WHAT TO WORK ON -
Leave out any pictures and transcribe all other data below exactly.

DATA -
• • •
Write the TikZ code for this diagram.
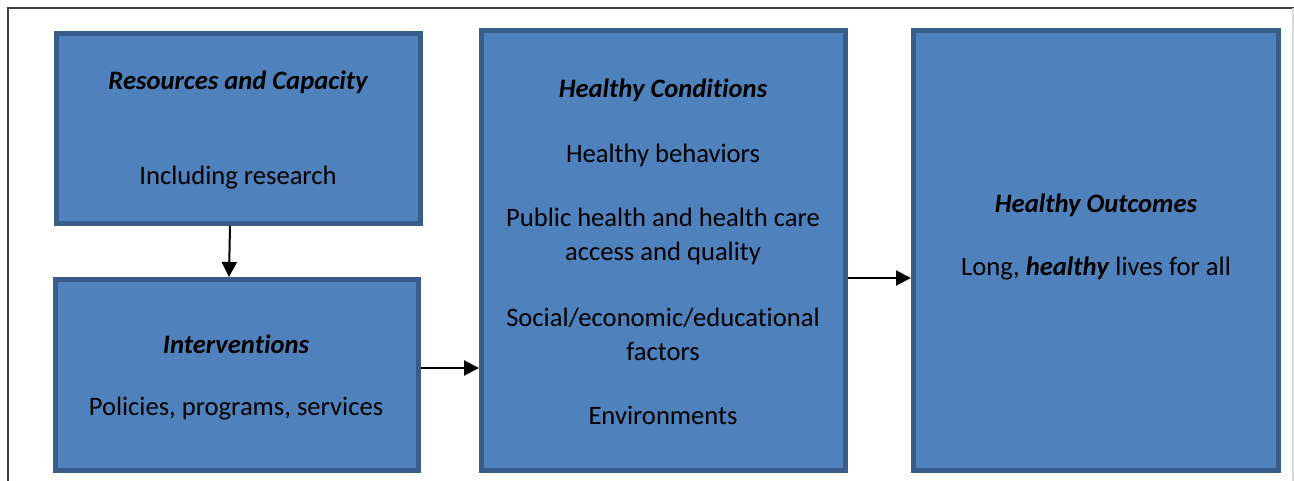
\documentclass[tikz,border=0pt]{standalone}
\usepackage{fontspec}
\setmainfont{Carlito}[Ligatures=NoCommon]
\usetikzlibrary{arrows.meta}
\definecolor{boxfill}{HTML}{4F81BD}
\definecolor{boxline}{HTML}{385D8A}
\begin{document}
\begin{tikzpicture}[x=0.5pt, y=-0.5pt,
  stage/.style={draw=boxline, fill=boxfill, line width=2.5pt, inner sep=0pt},
  txt/.style={font=\fontsize{13.3}{17}\selectfont, align=center, inner sep=0pt},
  head/.style={txt, font=\fontsize{13.3}{17}\selectfont\bfseries\itshape},
  link/.style={line width=1pt, -{Triangle[length=7.5pt, width=7.5pt]}}]
  \useasboundingbox (0,0) rectangle (1294,481);
  % frame
  \draw [black!75, line width=1pt] (8,481) -- (8,8) -- (1294,8);
  \draw [black!15, line width=1pt] (1293,8) -- (1293,481);
  % boxes
  \node [stage, minimum width=182pt, minimum height=95pt] (res) at (238,128.5) {};
  \node [stage, minimum width=181.5pt, minimum height=95.5pt] (int) at (237,375) {};
  \node [stage, minimum width=182pt, minimum height=220pt] (cond) at (663.5,250.5) {};
  \node [stage, minimum width=182.5pt, minimum height=220pt] (out) at (1096,250.5) {};
  % texts
  \node [head] (restitle) at (238,82) {Resources and Capacity};
  \node [txt] (restext) at (238,178) {Including research};
  \node [head] (inttitle) at (236,344) {Interventions};
  \node [txt] (inttext) at (236,409) {Policies, programs, services};
  \node [head] (condtitle) at (663,90) {Healthy Conditions};
  \node [txt] (condbeh) at (663,155) {Healthy behaviors};
  \node [txt] (condcare) at (663,236) {Public health and health care\\access and quality};
  \node [txt] (condsoc) at (663,334) {Social/economic/educational\\factors};
  \node [txt] (condenv) at (663,415) {Environments};
  \node [head] (outtitle) at (1096,205) {Healthy Outcomes};
  \node [txt] (outtext) at (1096,268) {Long, \textbf{\textit{healthy}} lives for all};
  % arrows
  \draw [link] ([xshift=-4pt]res.south) -- ([xshift=-4pt]int.north);
  \draw [link] ([yshift=3.5pt]int.east) -- ([yshift=3.5pt]int.east -| cond.west);
  \draw [link] ([yshift=-13.75pt]cond.east) -- ([yshift=-13.75pt]cond.east -| out.west);
\end{tikzpicture}
\end{document}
• • •
IN RESPONSE -
Write the TikZ code for this diagram.
\documentclass[tikz,border=0pt]{standalone}
\usepackage{fontspec}
\setmainfont{Carlito}[Ligatures=NoCommon]
\usetikzlibrary{arrows.meta}
\definecolor{boxfill}{HTML}{4F81BD}
\definecolor{boxline}{HTML}{385D8A}
\begin{document}
\begin{tikzpicture}[x=0.5pt, y=-0.5pt,
  stage/.style={draw=boxline, fill=boxfill, line width=2.5pt, inner sep=0pt},
  txt/.style={font=\fontsize{13.3}{17}\selectfont, align=center, inner sep=0pt},
  head/.style={txt, font=\fontsize{13.3}{17}\selectfont\bfseries\itshape},
  link/.style={line width=1pt, -{Triangle[length=7.5pt, width=7.5pt]}}]
  \useasboundingbox (0,0) rectangle (1294,481);
  % frame
  \draw [black!75, line width=1pt] (8,481) -- (8,8) -- (1294,8);
  \draw [black!15, line width=1pt] (1293,8) -- (1293,481);
  % boxes
  \node [stage, minimum width=182pt, minimum height=95pt] (res) at (238,128.5) {};
  \node [stage, minimum width=181.5pt, minimum height=95.5pt] (int) at (237,375) {};
  \node [stage, minimum width=182pt, minimum height=220pt] (cond) at (663.5,250.5) {};
  \node [stage, minimum width=182.5pt, minimum height=220pt] (out) at (1096,250.5) {};
  % texts
  \node [head] (restitle) at (238,82) {Resources and Capacity};
  \node [txt] (restext) at (238,178) {Including research};
  \node [head] (inttitle) at (236,344) {Interventions};
  \node [txt] (inttext) at (236,409) {Policies, programs, services};
  \node [head] (condtitle) at (663,90) {Healthy Conditions};
  \node [txt] (condbeh) at (663,155) {Healthy behaviors};
  \node [txt] (condcare) at (663,236) {Public health and health care\\access and quality};
  \node [txt] (condsoc) at (663,334) {Social/economic/educational\\factors};
  \node [txt] (condenv) at (663,415) {Environments};
  \node [head] (outtitle) at (1096,205) {Healthy Outcomes};
  \node [txt] (outtext) at (1096,268) {Long, \textbf{\textit{healthy}} lives for all};
  % arrows
  \draw [link] ([xshift=-4pt]res.south) -- ([xshift=-4pt]int.north);
  \draw [link] ([yshift=3.5pt]int.east) -- ([yshift=3.5pt]int.east -| cond.west);
  \draw [link] ([yshift=-13.75pt]cond.east) -- ([yshift=-13.75pt]cond.east -| out.west);
\end{tikzpicture}
\end{document}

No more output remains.